La réponse à la question serait en tout cas, d’ores et déjà, « oui, ils les achètent » (sic).

« Ils achètent ces agents parce que le “business case” est clair », confirme Pierre Gousset, VP Presales EMEA. « Leur ROI est vendable auprès des comités de direction. Ce sont de vrais sujets d’investissement », constate-t-il.

Les Européens plus réfléchis

Résultat, en Europe (et Pierre Gousset l’assure), les entreprises suivent de près l’agentique. Et elles achètent.

Les entreprises locales auraient cependant une particularité. « Je pense que les pays européens sont plus prudents au départ. Mais ils sont aussi plus curieux. Il y a une sorte d’humilité », analyse Jerry Ting qui a, de ses propres mots, beaucoup voyagé ces derniers mois. « Exactement comme vous lors de cet entretien, ils veulent comprendre précisément comment fonctionne l’agent avant de s’engager. »

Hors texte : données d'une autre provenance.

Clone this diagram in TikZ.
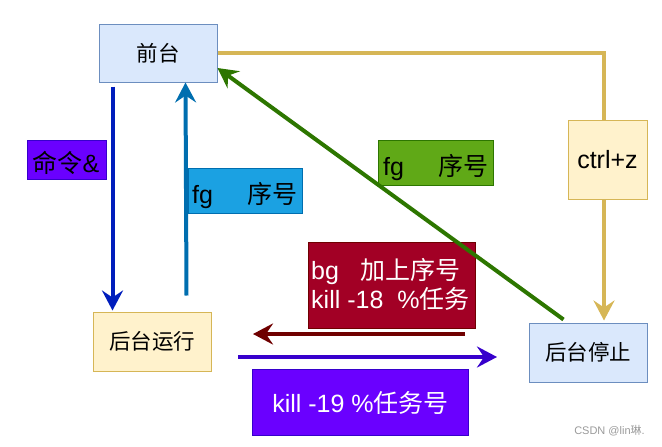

Mais cette prudence se transformerait ensuite en adhésion. « Ils deviennent presque plus enthousiastes que les Nord-Américains. C’est juste un style d’achat différent ».

Impact environnemental et viabilité économique des agents

Un autre frein à l’adoption, moins fort, mais évoqué en Europe, est celui de l’empreinte écologique de l’IA générative (brique centrale de l’IA agentique).

Pour Jerry Ting, la sobriété de l’IA agentique relève aussi d’un impératif économique. « Plus il y a d’inférences, plus un agent consomme de ressources, et plus il coûte ».

Pour y remédier, Workday a déjà exploré plusieurs pistes techniques. Et il a mis en place une équipe, « une plateforme interne pour rendre l’IA efficiente », dont le rôle est de centraliser les projets et de leur appliquer les bonnes pratiques de conception.

« Par exemple, nous n’appelons pas les modèles plus d’une fois », confie Jerry Ting. « L’agent résume ce dont il a besoin, appelle le modèle, et il affiche la réponse. […] Pour ne pas faire trop de compute, nous nous assurons en amont que la logique est la même. Ce n’est pas une réflexion qu’il faut mener après coup ».

Workday utilise par ailleurs un éventail de modèles – de fondation, propriétaires, petits modèles spécialisés (SLM). « Mais à chaque fois, l’exactitude du résultat, la sécurité et la confidentialité ne sont pas négociables », insiste le responsable de l’IA agentique.